Bradley: Why do you still do it? Why are you still out here?

Dylan: Well it goes back to that destiny thing. I made a bargain with it, you know, a long time ago, and I'm holding up my end.

Bradley: What was your bargain?

Dylan: To get… um… where I am now.

Bradley: Should I ask who you made the bargain with?

Dylan: (Nervous chuckle) With… the Chief… The Chief Commander.

Bradley: (Mirroring Bob's chuckle) On this earth?

Dylan: On this earth, and in the one we can't see…

The 2nd Book of the Corinthians, refers to a specific individual as "The Lord of This Earth," and it isn't Jesus. Bob Dylan went through a "Christian" phase of his career, and likely knew to whom he was referring as well, but never mentioned a name, merely a sheepishly spoken title: The Chief Commander. Bradley did not, in the final cut anyway, press the issue further.
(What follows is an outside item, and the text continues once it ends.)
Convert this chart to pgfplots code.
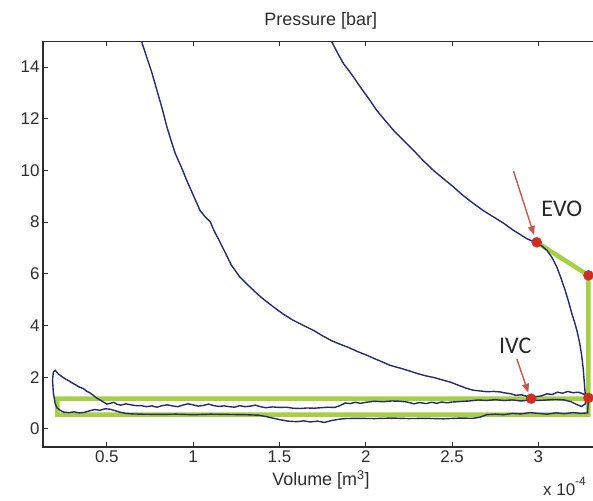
\documentclass[border=0pt]{standalone}
\usepackage{fontspec}
\setmainfont{Liberation Sans}
\newfontfamily\calib{Carlito}
\usepackage{pgfplots}
\pgfplotsset{compat=1.18}
\usetikzlibrary{arrows.meta}
\definecolor{navy}{RGB}{38,42,110}
\definecolor{lime}{RGB}{165,208,65}
\definecolor{dotred}{RGB}{205,45,35}
\definecolor{arrred}{RGB}{195,90,80}
\definecolor{axgray}{RGB}{45,45,45}
\begin{document}
\begin{tikzpicture}
\begin{axis}[
  scale only axis, width=555.8bp, height=405.8bp,
  xmin=0.13, xmax=3.35, ymin=-0.7, ymax=15,
  xtick={0.5,1,1.5,2,2.5,3}, xticklabels={0.5,1,1.5,2,2.5,3},
  ytick={0,2,4,6,8,10,12,14},
  scaled x ticks=false,
  /pgf/number format/assume math mode=true,
  ticklabel style={font=\fontsize{17}{17}\selectfont, text=axgray},
  axis line style={axgray, line width=1.1pt},
  major tick length=5bp,
  tick style={axgray, line width=1pt},
  tick align=inside,
]
% green annotation lines
\addplot[lime, line width=4.5bp, line join=miter] coordinates {
 (2.99,7.22) (3.29,5.94) (3.29,0.55) (0.214,0.55) (0.214,1.17) (3.29,1.17)};
% compression curve
\addplot[navy, line width=1.4bp] coordinates {
 (3.285,1.20) (3.27,1.32) (3.25,1.38) (3.23,1.42) (3.20,1.40) (3.17,1.45) (3.14,1.38)
 (3.11,1.42) (3.08,1.33) (3.05,1.36) (3.02,1.28) (2.99,1.25) (2.958,1.20) (2.93,1.27)
 (2.90,1.32) (2.87,1.30) (2.84,1.36) (2.80,1.40) (2.78,1.43) (2.74,1.45) (2.70,1.44)
 (2.66,1.47) (2.62,1.50) (2.58,1.58) (2.54,1.68) (2.49,1.81) (2.44,1.90) (2.40,1.98)
 (2.35,2.05) (2.30,2.14) (2.25,2.25) (2.20,2.35) (2.14,2.46) (2.10,2.58) (2.05,2.72)
 (2.006,2.85) (1.95,3.00) (1.90,3.15) (1.85,3.28) (1.80,3.42) (1.75,3.60) (1.70,3.80)
 (1.64,4.00) (1.58,4.20) (1.52,4.45) (1.465,4.72) (1.42,4.95) (1.37,5.23) (1.32,5.55)
 (1.27,5.88) (1.22,6.35) (1.18,6.90) (1.15,7.30) (1.12,7.68) (1.10,8.00) (1.07,8.20)
 (1.04,8.45) (1.00,9.05) (0.963,9.61) (0.93,10.15) (0.896,10.66) (0.87,11.20)
 (0.848,11.68) (0.82,12.40) (0.79,13.10) (0.76,13.80) (0.73,14.40) (0.703,14.95) (0.68,15.60)};
% expansion + blowdown + exhaust
\addplot[navy, line width=1.4bp] coordinates {
 (1.78,15.5) (1.804,14.96) (1.84,14.5) (1.871,14.13) (1.92,13.7) (1.968,13.23) (2.02,12.75)
 (2.064,12.32) (2.11,11.95) (2.161,11.55) (2.22,11.15) (2.276,10.78) (2.33,10.4) (2.392,10.0)
 (2.45,9.68) (2.508,9.36) (2.56,9.05) (2.624,8.72) (2.68,8.45) (2.740,8.20) (2.80,7.95)
 (2.856,7.68) (2.90,7.50) (2.933,7.36) (2.96,7.28) (2.987,7.23) (3.02,7.08) (3.049,6.91)
 (3.08,6.62) (3.107,6.26) (3.13,5.85) (3.155,5.36) (3.175,4.92) (3.194,4.46) (3.21,4.12)
 (3.223,3.81) (3.24,3.30) (3.252,2.78) (3.26,2.30) (3.265,1.88) (3.271,1.37) (3.276,1.10)
 (3.27,0.96) (3.25,0.87) (3.22,0.95) (3.19,1.05) (3.15,1.12) (3.10,1.14) (3.05,1.12)
 (3.00,1.10) (2.95,1.12) (2.90,1.08) (2.85,1.12) (2.80,1.10) (2.75,1.13) (2.70,1.10)
 (2.65,1.12) (2.60,1.08) (2.55,1.06) (2.50,1.04) (2.47,1.01) (2.44,1.04) (2.41,0.99)
 (2.38,1.03) (2.35,0.98) (2.31,1.02) (2.28,0.97) (2.24,1.04) (2.20,1.07) (2.15,1.08)
 (2.10,1.05) (2.05,1.07) (2.00,1.03) (1.97,0.99) (1.94,1.03) (1.91,0.98) (1.88,1.00)
 (1.85,0.90) (1.82,0.83) (1.78,0.84) (1.74,0.82) (1.70,0.80) (1.66,0.81) (1.62,0.79)
 (1.58,0.80) (1.54,0.84) (1.50,0.83) (1.46,0.85) (1.42,0.82) (1.39,0.86) (1.36,0.92)
 (1.33,0.88) (1.30,0.86) (1.27,0.90) (1.24,0.84) (1.21,0.86) (1.18,0.89) (1.15,0.87)
 (1.12,0.90) (1.09,0.96) (1.06,0.91) (1.03,0.88) (1.00,0.93) (0.97,0.97) (0.94,0.92)
 (0.91,0.86) (0.88,0.89) (0.85,0.93) (0.82,0.90) (0.79,0.84) (0.76,0.89) (0.73,0.86)
 (0.70,0.90) (0.67,0.90) (0.64,0.93) (0.61,0.97) (0.58,0.92) (0.56,0.95) (0.54,1.03)
 (0.52,0.99) (0.50,0.96) (0.48,1.04) (0.46,1.12) (0.44,1.20) (0.422,1.30) (0.40,1.40)
 (0.38,1.47) (0.364,1.56) (0.34,1.62) (0.32,1.70) (0.306,1.75) (0.28,1.86) (0.26,1.93)
 (0.24,2.02) (0.22,2.12) (0.20,2.27) (0.19,2.20) (0.185,1.90) (0.19,1.40) (0.20,1.00)
 (0.21,0.82) (0.23,0.72) (0.25,0.65) (0.28,0.63) (0.31,0.66) (0.34,0.62) (0.37,0.64)
 (0.40,0.70) (0.43,0.75) (0.46,0.72) (0.49,0.78) (0.52,0.76) (0.55,0.70) (0.58,0.64)
 (0.61,0.60) (0.65,0.58) (0.70,0.57) (0.80,0.56) (0.90,0.57) (1.00,0.55) (1.10,0.57)
 (1.20,0.56) (1.30,0.55) (1.38,0.53) (1.42,0.48) (1.46,0.42) (1.50,0.36) (1.55,0.30)
 (1.60,0.28) (1.64,0.31) (1.68,0.27) (1.72,0.30) (1.76,0.25) (1.80,0.32) (1.84,0.37)
 (1.88,0.40) (1.95,0.41) (2.05,0.40) (2.15,0.42) (2.25,0.40) (2.35,0.41) (2.45,0.39)
 (2.55,0.42) (2.62,0.41) (2.66,0.45) (2.70,0.55) (2.75,0.57) (2.80,0.55) (2.85,0.60)
 (2.90,0.58) (2.95,0.63) (3.00,0.60) (3.05,0.57) (3.10,0.62) (3.15,0.59) (3.20,0.63)
 (3.25,0.60) (3.285,0.62) (3.29,1.20)};
% red points
\addplot[only marks, mark=*, mark size=5bp, color=dotred, mark options={draw=dotred, fill=dotred}]
 coordinates {(2.99,7.22) (3.29,5.94) (2.958,1.17) (3.29,1.20)};
% arrows and labels
\draw[arrred, line width=1.4bp, -{Triangle[length=9bp, width=7bp]}] (axis cs:2.856,9.97) -- (axis cs:2.975,7.50);
\draw[arrred, line width=1.4bp, -{Triangle[length=9bp, width=7bp]}] (axis cs:2.875,2.71) -- (axis cs:2.942,1.40);
\node[font=\calib\fontsize{24}{24}\selectfont, text=black!85] at (axis cs:3.136,8.52) {EVO};
\node[font=\calib\fontsize{24}{24}\selectfont, text=black!85] at (axis cs:2.866,3.23) {IVC};
\coordinate (LL) at (rel axis cs:0,0);
\end{axis}
\node[anchor=base, font=\fontsize{18}{18}\selectfont, text=axgray] at ([shift={(277.7bp,421.5bp)}]LL) {Pressure [bar]};
\node[anchor=base, font=\fontsize{18}{18}\selectfont, text=axgray] at ([shift={(278bp,-38.3bp)}]LL) {Volume [m\textsuperscript{3}]};
\node[anchor=base west, inner sep=0pt, font=\fontsize{17}{17}\selectfont, text=axgray] at ([shift={(500bp,-48bp)}]LL) {x 10\raisebox{1.1ex}{\fontsize{12}{12}\selectfont -4}};
\pgfresetboundingbox
\path[use as bounding box] ([shift={(-43bp,-54bp)}]LL) rectangle ([shift={(550bp,447bp)}]LL);
\end{tikzpicture}
\end{document}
A bargain. Just like Robert Johnson's. With practically an identical outcome, all but for the untimely end. Maybe that part is optional, if one hold's up one's end of the deal properly. Still, it doesn't bode well for one's potential in the hereafter.

You hate me now. You're about to double down.

One might add Elvis Presley to this elite list, but the level of godlike fame in the possession of Johnson, and Dylan, is echoed by only two persons in late 20th and early 21st century popular culture: music icon Michael Jackson, and comedian Robin Williams. They are not just famous, but cosmic in the minds of their fans.

They are Draculas, holding spellbound an entire population, even in death, on a level that most cultural critics would call psychologically impossible. In the 1930s, Charlie Chaplin and Adolf Hitler were the two most famous, most visible men on the planet – and oddly in physical appearance they were good-vs-evil mirror twins.

Only religious icons hold greater sway, over much longer periods of history.

Please agree to hate me less as time wears on. My question is simple.

I was witness to the formative years of Williams's stand-up career, though perhaps not as closely as his peers were, I admit. Still, as a set of eyes and ears in the audience, I did not think Robin Williams would be the untouchable that he suddenly became – in overnight fashion.

In private, he was the gentlest, most unassuming of souls – hardly a man one would think turned into a manic sorcerer of spontaneous insane comedy – at will, as if… yes, possessed – onstage.

Williams once said that his depression did not kick into high gear until his 2009 heart surgery… and it dawned upon him, that he was mortal.

Very early on, did Robin Williams ever, in utmost secrecy, meet someone at the crossroads? Did the realization of what he'd "purchased," at the start of his career, finally sink in?

I'll leave this perhaps frivolous subject open for debate. With due apologies.